There are many controversial ideas about how Gondwana broke up with different
rigid plate models that include a variety of proposed segmentations for the
South American continent to accommodate the various subplates. The timing is
constrained by seafloor magnetic anomalies and the rotation poles derived from
them. Palaeographical reconstructions need to also be constrained by ... geological and paleontological data, but frequently the kinematic modelers do
not have the requisite expertise. On the other hand, researchers with a
geological background detect and recognize phenomena by studying rocks and the
fossil record but often infer geologically compelling scenarios that do not
accurately meet the physics involved.
Gondwana GGPP will bring together specialists in Geology, Geophysics,
Paleontology, and Paleomagnetism [GGPP] to study the diverse tectonic models.
Collectively they can fill the knowledge gaps that heretofore have precluded
the formulation of a single comprehensive model for the break-up of Gondwana.
The opening of the SW Weddell Sea and the southern South Atlantic will be the
main focus of the project. The timings of the two openings are very much linked
together. The age of the Paraná-Etendeka hotspot [~132 Ma] is known and the
same age as the earliest seafloor spreading magnetic anomalies in the southern
South Atlantic, suggesting that it is improbable that there was a triple
junction in the Weddell Sea prior to 132 Ma. On the other hand, if there is
clear evidence for a medium to deep sea north of the Falkland-Malvinas Plateau
earlier than 132 Ma then a triple junction could have been established earlier.
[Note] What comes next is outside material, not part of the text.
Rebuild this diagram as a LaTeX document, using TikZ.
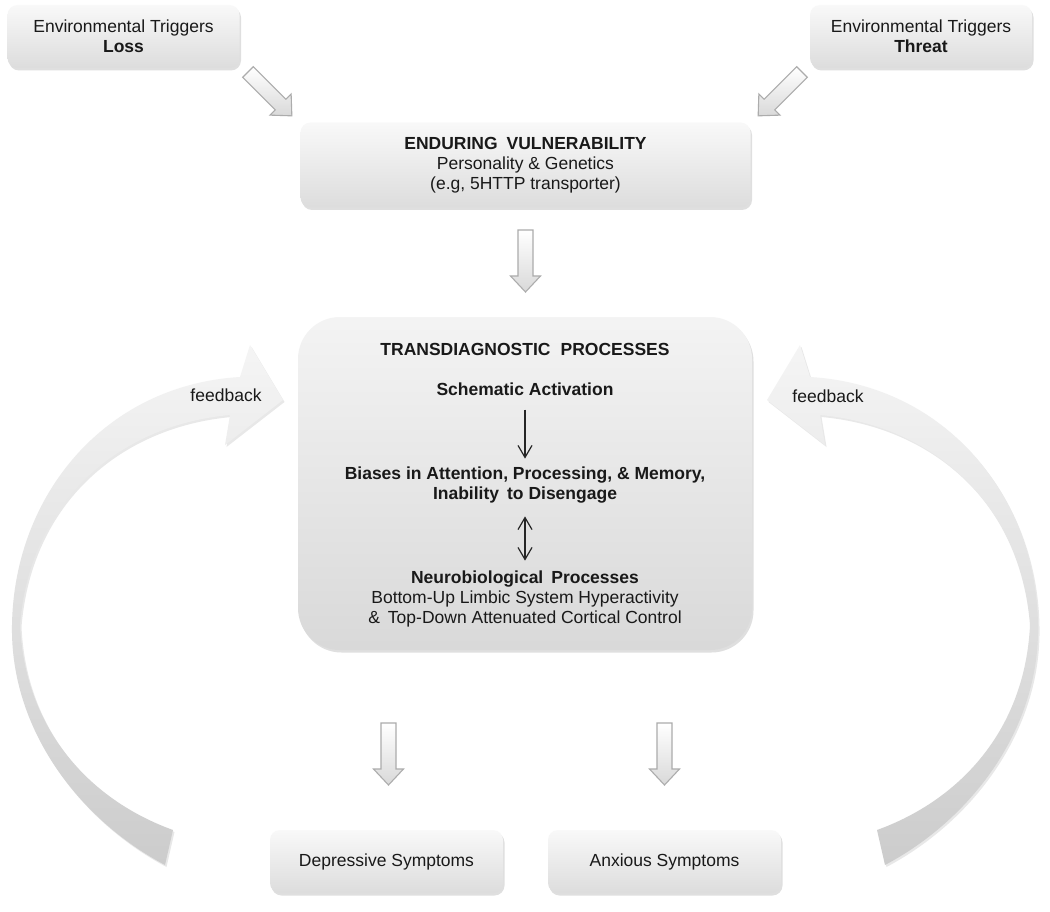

Presently, there is conflicting evidence and at least 4 competing tectonic
models. The paleontology from wells drilled on the Falkland/Malvinas Plateau
and off the coast of Argentina need to be incorporated in the tectonic
analysis. In addition, the ages of the Colorado, Salado and San Jorge Basins in
Argentina as well as those of the Bredefort Basins off South Africa will
provide important information regarding the break-up history of Gondwana and
the early formation of the Weddell Sea. Paleomagnetic studies of the tectonic
domains around the South Atlantic both prior to and during Gondwana break-up
are essential to understanding the early break-up.
The main project objectives include:
1) Organize the existing magnetic anomaly picks defining quality factors with
reference to a single Geomagnetic Time Scale.
2) Revise the models of major plate drift through mapping of flowlines,
synthetic isochrons and geographic reconstructions.
3) Investigate the extensive basalt outpourings (Bouvet, Karoo and
Paraná-Etendeka) and the relationship between them.
4) Improve the paleomagnetic record around the South Atlantic to test and
quantify the rigidity of the South American, African and Antarctic plates
during initial break-up.
5) Revise the fossil match of the Gondwanide plates. Create data bank.
6) Revise the stratigraphic records. Create data bank.
7) Organize existing data and metadata to comply with JCADM standards.
8) Identify targets for high resolution magnetics and gravity surveying as well
as future scientific drilling targets.
Dra. Marta E. Ghuidella - Instituto Antártico Argentino
Dr.Sergio Marenssi - Instituto Antártico Argentino, CONICET
Víctor A. Ramos - Universidad de Buenos Aires - CONICET, ARG
Augusto Rapalini - Universidad de Buenos Aires - CONICET, ARG
Rubén Somoza - Universidad de Buenos Aires - CONICET, ARG
Haroldo Vizán - Universidad de Buenos Aires - CONICET, ARG
Lawrence Lawver - University of Texas at Austin, USA
Ian Dalziel - University of Texas at Austin, USA
David Macdonald - University of Aberdeen, UK
All published material will contain clear geo-referencing information (i.e.
projection and scale, etc.) as well as digital mapping tools to use the maps or
make additions to them. Data archiving and metadata will follow the Joint
Committee for Antarctic Data Management standards.
This project addresses an item listed in one of the SCAR GSSG Initiatives for
IPY: A benchmark map series and hence it will have a strong link with the
Tectonic Map of the Earth's Polar Regions project. It will also be a
component of and/or collaborate with POLARGATES, as it will provide a revision
of base material for the interpretation of new Geophysical data.